A lot of the new optimism has to do with key economic events that are taking shape in the county. For one, the LDS Church’s Brigham City Temple is complete, which has brought an increased amount of economic activity downtown.
Further, Mitch Zundel, economic development director for Box Elder County, says he is seeing increased interest from entrepreneurs looking to start businesses and from existing businesses that are talking about expansions.
For example, West Liberty Foods recently announced that it would expand its operations in the county. That’s actually the third expansion at the plant since 2007; however, Larsen and Zundel say they haven’t heard of any job increases along with the company’s latest expansion plans–not yet, anyway. Zundel and Larsen expect the expansion will increase jobs eventually.
Meanwhile, a poultry concern is in the process of finalizing the financing for a poultry operation in the county. Larsen says the company would make a $307 million capital investment by building a hatchery, granary and growout houses in the unincorporated county, and a processing plant within Brigham City. Initial employment would be about 591 workers, but the number of jobs could increase to more than 1,000. There’s also talk of a gold mining operation starting up on the northwest side of the county.
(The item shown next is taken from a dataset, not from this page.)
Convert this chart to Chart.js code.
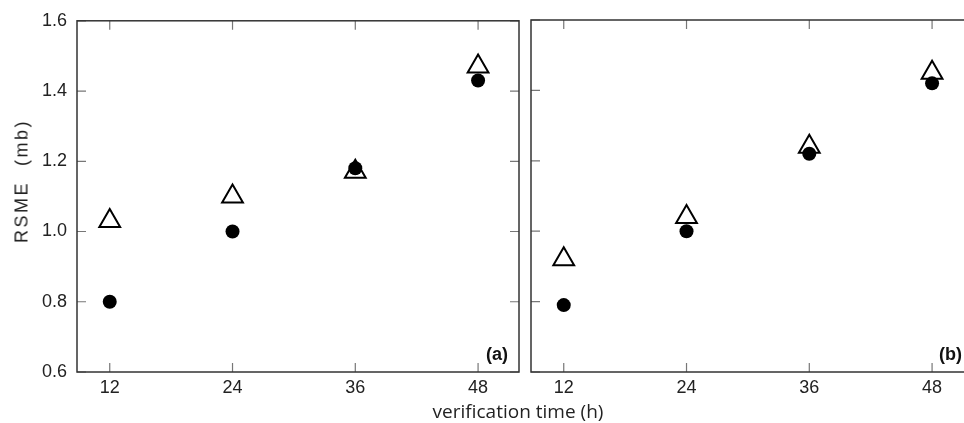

Using $100,000 in grant money from the U.S. Economic Development Administration, the Economic Development Corporation of Utah and other state and local agencies and businesses, Brigham City hired BetterCity, an economic development consulting firm led by former Ogden Mayor Matthew Godfrey, to do an industry cluster analysis to determine which industries are most ripe for growth. The analysis is focusing on the aerospace and composites, structural steel, agricultural and shooting sports industries.
“We are trying to go at our economic development from all directions: recruitment, expansion of existing businesses and helping entrepreneurs to get new businesses started,” says Larsen.